## REQUIREMENT:
Only the lines from the one with "Convert this chart to React, TypeScript" through the one with "const BG = '#f8f7eb'", inclusive, should be echoed exactly; pictures are left out.

## Records with drawing code:

........

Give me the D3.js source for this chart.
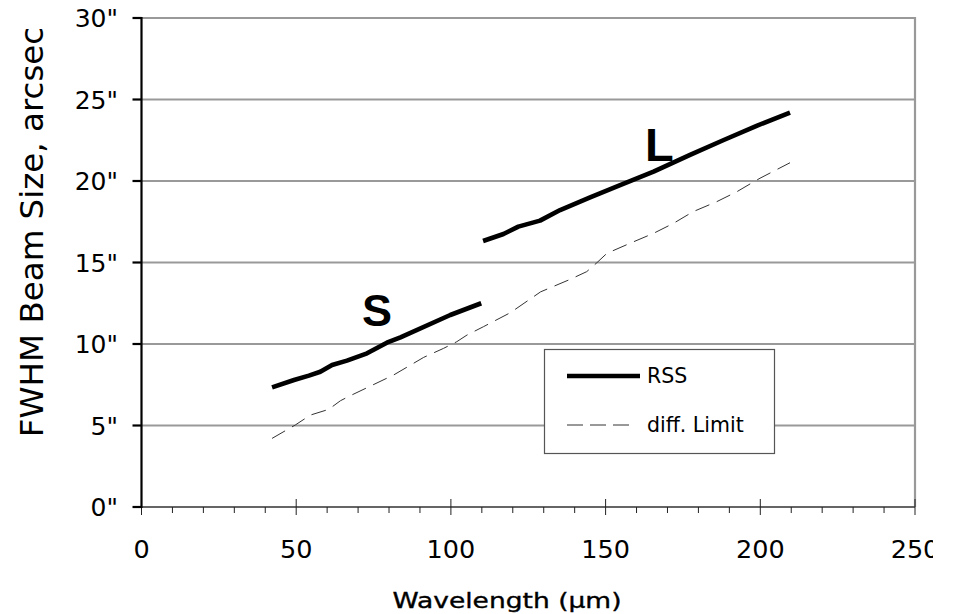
<!DOCTYPE html>
<html>
<head>
<meta charset="utf-8">
<script src="https://cdn.jsdelivr.net/npm/d3@7/dist/d3.min.js"></script>
<style>
  html, body { margin: 0; padding: 0; background: #fff; }
  svg { display: block; overflow: hidden; }
</style>
</head>
<body>
<svg id="chart" width="933" height="614"></svg>
<script>
// ---- data ----
const rssShortX = [42.2, 49.3, 54.1, 57.8, 61.6, 66.4, 72.9, 79.3, 83.7, 99.8, 109.8];
const rssShortY = [7.34, 7.79, 8.06, 8.30, 8.71, 8.98, 9.43, 10.08, 10.41, 11.78, 12.50];
const rssLongX = [110.4, 117, 121.8, 128.8, 135.3, 145, 154.7, 165.5, 177.3, 188, 199, 209.6];
const rssLongY = [16.32, 16.75, 17.2, 17.57, 18.22, 19.0, 19.75, 20.57, 21.6, 22.5, 23.4, 24.2];
const diffX = [42.2, 49.7, 54.6, 60.5, 64.3, 67.5, 74, 81.5, 91.2, 97.6, 101.9, 105.2, 110.5, 119.2, 129, 138.6, 143.9, 147.2, 150.4, 157.9, 165.5, 171.9, 178.3, 185.9, 192.4, 196.7, 199.9, 209.6];
const diffY = [4.21, 5.03, 5.64, 5.99, 6.52, 6.83, 7.42, 8.1, 9.18, 9.73, 10.14, 10.55, 11.06, 11.92, 13.2, 13.97, 14.44, 14.99, 15.56, 16.18, 16.79, 17.4, 18.12, 18.73, 19.34, 19.82, 20.17, 21.12];
const xTicks = [0, 50, 100, 150, 200, 250];
const xMinorTicks = d3.range(0, 251, 10);
const yTicks = [0, 5, 10, 15, 20, 25, 30];
const yTickLabels = ['0"', '5"', '10"', '15"', '20"', '25"', '30"'];
const seriesNames = ["RSS", "diff. Limit"];
const bandLabels = ["S", "L"];
const xTitle = "Wavelength (\u00b5m)";
const yTitle = "FWHM Beam Size, arcsec";

// ---- layout ----
const L = 141.5, R = 915, T = 18, B = 507;
const svg = d3.select("#chart");
const x = d3.scaleLinear().domain([0, 250]).range([L, R]);
const y = d3.scaleLinear().domain([0, 30]).range([B, T]);
const font = "'DejaVu Sans', Verdana, sans-serif";

// gridlines
svg.append("g").selectAll("line").data(yTicks).join("line")
  .attr("x1", L).attr("x2", R)
  .attr("y1", d => y(d)).attr("y2", d => y(d))
  .attr("stroke", "#999").attr("stroke-width", 2.2);
// right border
svg.append("line").attr("x1", R).attr("x2", R).attr("y1", T - 1).attr("y2", B)
  .attr("stroke", "#999").attr("stroke-width", 2.2);

// x axis
const xAxisG = svg.append("g").attr("transform", `translate(0,${B})`);
xAxisG.append("line").attr("x1", L).attr("x2", R).attr("y1", 0).attr("y2", 0)
  .attr("stroke", "#333").attr("stroke-width", 1.2);
xAxisG.selectAll("line.minor").data(xMinorTicks.filter(d => d % 50 !== 0)).join("line")
  .attr("class", "minor")
  .attr("x1", d => x(d)).attr("x2", d => x(d)).attr("y1", 0).attr("y2", 6)
  .attr("stroke", "#222").attr("stroke-width", 1);
xAxisG.selectAll("line.major").data(xTicks).join("line")
  .attr("class", "major")
  .attr("x1", d => x(d)).attr("x2", d => x(d)).attr("y1", -8).attr("y2", 8)
  .attr("stroke", "#222").attr("stroke-width", 1);
xAxisG.selectAll("text").data(xTicks).join("text")
  .attr("x", d => x(d)).attr("y", 51)
  .attr("text-anchor", "middle")
  .attr("font-family", font).attr("font-size", 25.5).attr("fill", "#000")
  .text(d => d);

// y axis
const yAxisG = svg.append("g");
yAxisG.append("line").attr("x1", L).attr("x2", L).attr("y1", T - 1).attr("y2", B + 1)
  .attr("stroke", "#000").attr("stroke-width", 2.2);
yAxisG.selectAll("line.tick").data(yTicks).join("line")
  .attr("class", "tick")
  .attr("x1", L - 9).attr("x2", L).attr("y1", d => y(d)).attr("y2", d => y(d))
  .attr("stroke", "#000").attr("stroke-width", 2.2);
yAxisG.selectAll("text").data(yTicks).join("text")
  .attr("x", 118).attr("y", d => y(d) + 9)
  .attr("text-anchor", "end")
  .attr("font-family", font).attr("font-size", 25).attr("fill", "#000")
  .text((d, i) => yTickLabels[i]);

// titles
svg.append("text")
  .attr("x", 507).attr("y", 608)
  .attr("text-anchor", "middle")
  .attr("font-family", font).attr("font-size", 21).attr("fill", "#000")
  .attr("textLength", 229).attr("lengthAdjust", "spacingAndGlyphs")
  .attr("stroke", "#000").attr("stroke-width", 0.35)
  .text(xTitle);
svg.append("text")
  .attr("transform", "translate(43,232) rotate(-90)")
  .attr("text-anchor", "middle")
  .attr("font-family", font).attr("font-size", 32.5).attr("fill", "#000")
  .text(yTitle);

// lines
const line = d3.line().x(d => x(d[0])).y(d => y(d[1]));
const diffPts = diffX.map((v, i) => [v, diffY[i]]);
svg.append("path").datum(diffPts).attr("d", line)
  .attr("fill", "none").attr("stroke", "#333").attr("stroke-width", 1)
  .attr("stroke-dasharray", "15,8");
[[rssShortX, rssShortY], [rssLongX, rssLongY]].forEach(([xs, ys]) => {
  svg.append("path").datum(xs.map((v, i) => [v, ys[i]])).attr("d", line)
    .attr("fill", "none").attr("stroke", "#000").attr("stroke-width", 4.6)
    .attr("stroke-linejoin", "round");
});

// band labels
svg.append("text").attr("x", 362).attr("y", 326)
  .attr("font-family", "'Liberation Sans', Arial, sans-serif").attr("font-weight", "bold")
  .attr("font-size", 45).text(bandLabels[0]);
svg.append("text").attr("x", 645).attr("y", 161)
  .attr("font-family", "'Liberation Sans', Arial, sans-serif").attr("font-weight", "bold")
  .attr("font-size", 47).text(bandLabels[1]);

// legend
const lg = svg.append("g");
lg.append("rect").attr("x", 544.5).attr("y", 349.5).attr("width", 230).attr("height", 104)
  .attr("fill", "#fff").attr("stroke", "#555").attr("stroke-width", 1.2);
lg.append("line").attr("x1", 567).attr("x2", 640).attr("y1", 376).attr("y2", 376)
  .attr("stroke", "#000").attr("stroke-width", 4.6);
lg.append("line").attr("x1", 567).attr("x2", 630).attr("y1", 425).attr("y2", 425)
  .attr("stroke", "#333").attr("stroke-width", 1).attr("stroke-dasharray", "16,7");
lg.append("text").attr("x", 647).attr("y", 383)
  .attr("font-family", font).attr("font-size", 20.5).text(seriesNames[0]);
lg.append("text").attr("x", 647).attr("y", 432)
  .attr("font-family", font).attr("font-size", 20.5).text(seriesNames[1]);
</script>
</body>
</html>
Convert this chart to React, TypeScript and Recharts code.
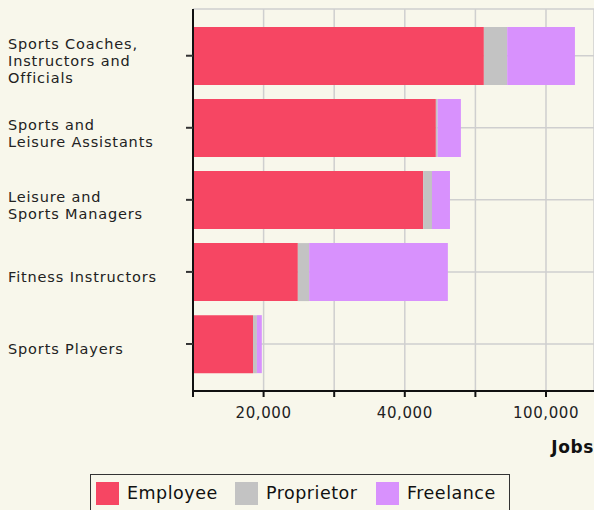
import React from 'react'
import { BarChart, Bar, XAxis, YAxis, CartesianGrid } from 'recharts'

const categories = [
  'Sports Coaches, Instructors and Officials',
  'Sports and Leisure Assistants',
  'Leisure and Sports Managers',
  'Fitness Instructors',
  'Sports Players',
]
const categoryLines: string[][] = [
  ['Sports Coaches,', 'Instructors and', 'Officials'],
  ['Sports and', 'Leisure Assistants'],
  ['Leisure and', 'Sports Managers'],
  ['Fitness Instructors'],
  ['Sports Players'],
]
const employee = [82400, 68800, 65200, 29700, 17000]
const proprietor = [6600, 500, 2500, 3200, 1100]
const freelance = [19200, 6600, 5100, 39300, 1400]

const xTicks = [0, 20000, 40000, 60000, 80000, 100000]
const xTickLabels = ['', '20,000', '', '40,000', '', '100,000']

const series = [
  { key: 'employee', name: 'Employee', color: '#f64663' },
  { key: 'proprietor', name: 'Proprietor', color: '#c3c3c3' },
  { key: 'freelance', name: 'Freelance', color: '#d891fd' },
]
const legendLeft = [5, 144, 285]

const data = categories.map((c, i) => ({
  name: c,
  employee: employee[i],
  proprietor: proprietor[i],
  freelance: freelance[i],
}))

const FONT = "'DejaVu Sans', sans-serif"
const BG = '#f8f7eb'

function YTick({ y, payload }: any) {
  const idx = categories.indexOf(payload.value)
  const lines = categoryLines[idx] ?? [payload.value]
  const fs = 14.5
  const lh = 17
  const first = y + 5 - ((lines.length - 1) * lh) / 2 + fs * 0.36
  return (
    <text x={8} y={first} fontSize={fs} fill="#222" fontFamily={FONT} textAnchor="start" letterSpacing={0.85}>
      {lines.map((l, i) => (
        <tspan key={i} x={8} dy={i === 0 ? 0 : lh}>{l}</tspan>
      ))}
    </text>
  )
}

function JobsLabel({ viewBox }: any) {
  const { x, y, width } = viewBox
  return (
    <text x={x + width} y={y + 62} textAnchor="end" fontSize={17} fontWeight="bold" fill="#111" fontFamily={FONT} letterSpacing={0.6}>
      Jobs
    </text>
  )
}

export default function App() {
  return (
    <div style={{ position: 'absolute', left: 0, top: 0, width: 594, height: 510, background: BG, overflow: 'hidden', fontFamily: FONT }}>
      <BarChart
        width={594}
        height={470}
        data={data}
        layout="vertical"
        barCategoryGap="10%"
        margin={{ top: 9, right: 0, bottom: 0, left: 0 }}
      >
        <CartesianGrid stroke="#cfcfcf" strokeWidth={1.5} />
        <XAxis
          type="number"
          domain={[0, 113600]}
          ticks={xTicks}
          interval={0}
          height={79}
          tickSize={6}
          tickMargin={10}
          axisLine={{ stroke: '#111', strokeWidth: 2 }}
          tickLine={{ stroke: '#111', strokeWidth: 2 }}
          tick={{ fill: '#222', fontSize: 15, fontFamily: FONT, letterSpacing: 0.6 }}
          tickFormatter={(v: number) => xTickLabels[xTicks.indexOf(v)] ?? ''}
          label={<JobsLabel />}
        />
        <YAxis
          type="category"
          dataKey="name"
          width={193}
          tickSize={7}
          padding={{ top: 10.7, bottom: 11 }}
          axisLine={{ stroke: '#111', strokeWidth: 2 }}
          tickLine={{ stroke: '#333', strokeWidth: 2 }}
          tick={<YTick />}
          interval={0}
        />
        {series.map((s) => (
          <Bar key={s.key} dataKey={s.key} name={s.name} stackId="a" fill={s.color} isAnimationActive={false} />
        ))}
      </BarChart>
      <div
        style={{
          position: 'absolute',
          left: 90,
          top: 474,
          width: 420,
          height: 44,
          border: '1.5px solid #333',
          boxSizing: 'border-box',
        }}
      >
        {series.map((s, i) => (
          <div key={s.key} style={{ position: 'absolute', top: 6.5, left: legendLeft[i], display: 'flex', alignItems: 'center' }}>
            <div style={{ width: 23, height: 23, background: s.color }} />
            <span style={{ marginLeft: 8, fontSize: 17.5, color: '#111', lineHeight: '23px', letterSpacing: 0.5 }}>{s.name}</span>
          </div>
        ))}
      </div>
    </div>
  )
}
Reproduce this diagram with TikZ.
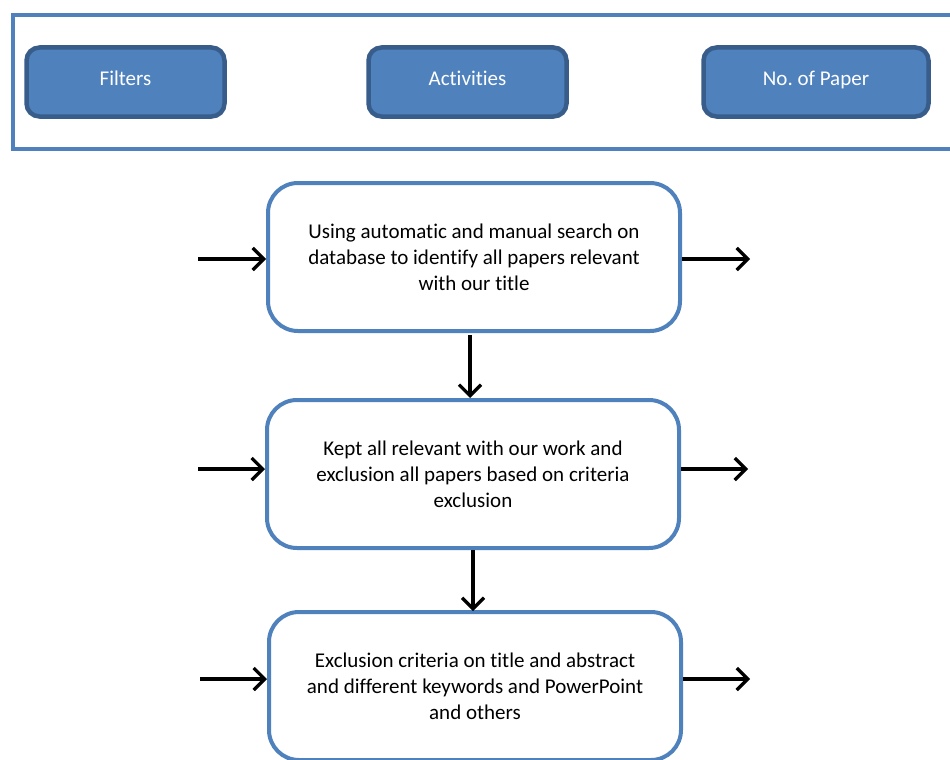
\documentclass[tikz,border=0pt]{standalone}
\usepackage{fontspec}
\setmainfont{Carlito}[Ligatures={NoCommon}]
\usetikzlibrary{arrows.meta}
\definecolor{frameblue}{HTML}{4F81BD}
\definecolor{darkblue}{HTML}{385D8A}
\tikzset{
  hdrbox/.style={draw=darkblue, line width=4.5pt, fill=frameblue, rounded corners=13pt,
    minimum width=198pt, minimum height=69pt, text=white, font=\fontsize{21}{25}\selectfont,
    text height=0.62em, text depth=0pt},
  stepbox/.style={draw=frameblue, line width=4pt, fill=white, rounded corners=30pt,
    minimum width=412pt, minimum height=148pt, align=center,
    font=\fontsize{21}{26}\selectfont, text=black},
  arr/.style={line width=3.2pt, -{Straight Barb[length=11pt,width=22pt,line width=3.2pt]}}
}
\begin{document}
\frenchspacing
\begin{tikzpicture}[x=1pt,y=-1pt]
\useasboundingbox (0,0) rectangle (950,760);
\clip (0,0) rectangle (950,760);
\fill[white] (0,0) rectangle (950,760);
% header frame
\node[draw=frameblue, line width=4pt, minimum width=960pt, minimum height=134pt, anchor=north west, inner sep=0pt] (frame) at (11,13) {};
\node[hdrbox] (filters) at (125.5,82) {Filters};
\node[hdrbox] (activities) at (467.5,82) {Activities};
\node[hdrbox, minimum width=225pt] (nopaper) at (816,82) {No. of Paper};
% steps
\node[stepbox] (b1) at (474,257) {Using automatic and manual search on\\database to identify all papers relevant\\with our title};
\node[stepbox] (b2) at (473,474) {Kept all relevant with our work and\\exclusion all papers based on criteria\\exclusion};
\node[stepbox] (b3) at (475,686) {Exclusion criteria on title and abstract\\and different keywords and PowerPoint\\and others};
% free ends
\coordinate (in1) at (198,259);
\coordinate (out1) at (750,259);
\coordinate (in2) at (198,469);
\coordinate (out2) at (748,469);
\coordinate (in3) at (200,679);
\coordinate (out3) at (750,679);
\coordinate (d1) at (470,0);
\coordinate (d2) at (473,0);
% connectors
\draw[arr] (in1) -- (in1 -| b1.west);
\draw[arr] (out1 -| b1.east) -- (out1);
\draw[arr] (in2) -- (in2 -| b2.west);
\draw[arr] (out2 -| b2.east) -- (out2);
\draw[arr] (in3) -- (in3 -| b3.west);
\draw[arr] (out3 -| b3.east) -- (out3);
\draw[arr] ([yshift=-2pt]b1.south -| d1) -- (b2.north -| d1);
\draw[arr] (b2.south -| d2) -- ([yshift=-1pt]b3.north -| d2);
\end{tikzpicture}
\end{document}
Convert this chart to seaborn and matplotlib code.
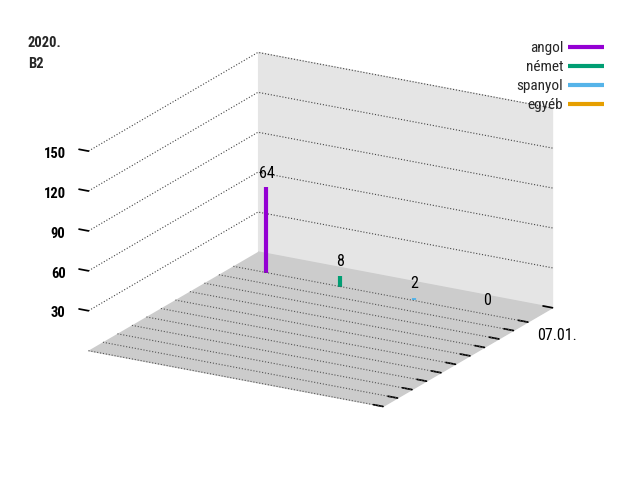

........

## THE REPLY:
Convert this chart to React, TypeScript and Recharts code.
import React from 'react'
import { BarChart, Bar, XAxis, YAxis, CartesianGrid } from 'recharts'

const categories = [
  'Sports Coaches, Instructors and Officials',
  'Sports and Leisure Assistants',
  'Leisure and Sports Managers',
  'Fitness Instructors',
  'Sports Players',
]
const categoryLines: string[][] = [
  ['Sports Coaches,', 'Instructors and', 'Officials'],
  ['Sports and', 'Leisure Assistants'],
  ['Leisure and', 'Sports Managers'],
  ['Fitness Instructors'],
  ['Sports Players'],
]
const employee = [82400, 68800, 65200, 29700, 17000]
const proprietor = [6600, 500, 2500, 3200, 1100]
const freelance = [19200, 6600, 5100, 39300, 1400]

const xTicks = [0, 20000, 40000, 60000, 80000, 100000]
const xTickLabels = ['', '20,000', '', '40,000', '', '100,000']

const series = [
  { key: 'employee', name: 'Employee', color: '#f64663' },
  { key: 'proprietor', name: 'Proprietor', color: '#c3c3c3' },
  { key: 'freelance', name: 'Freelance', color: '#d891fd' },
]
const legendLeft = [5, 144, 285]

const data = categories.map((c, i) => ({
  name: c,
  employee: employee[i],
  proprietor: proprietor[i],
  freelance: freelance[i],
}))

const FONT = "'DejaVu Sans', sans-serif"
const BG = '#f8f7eb'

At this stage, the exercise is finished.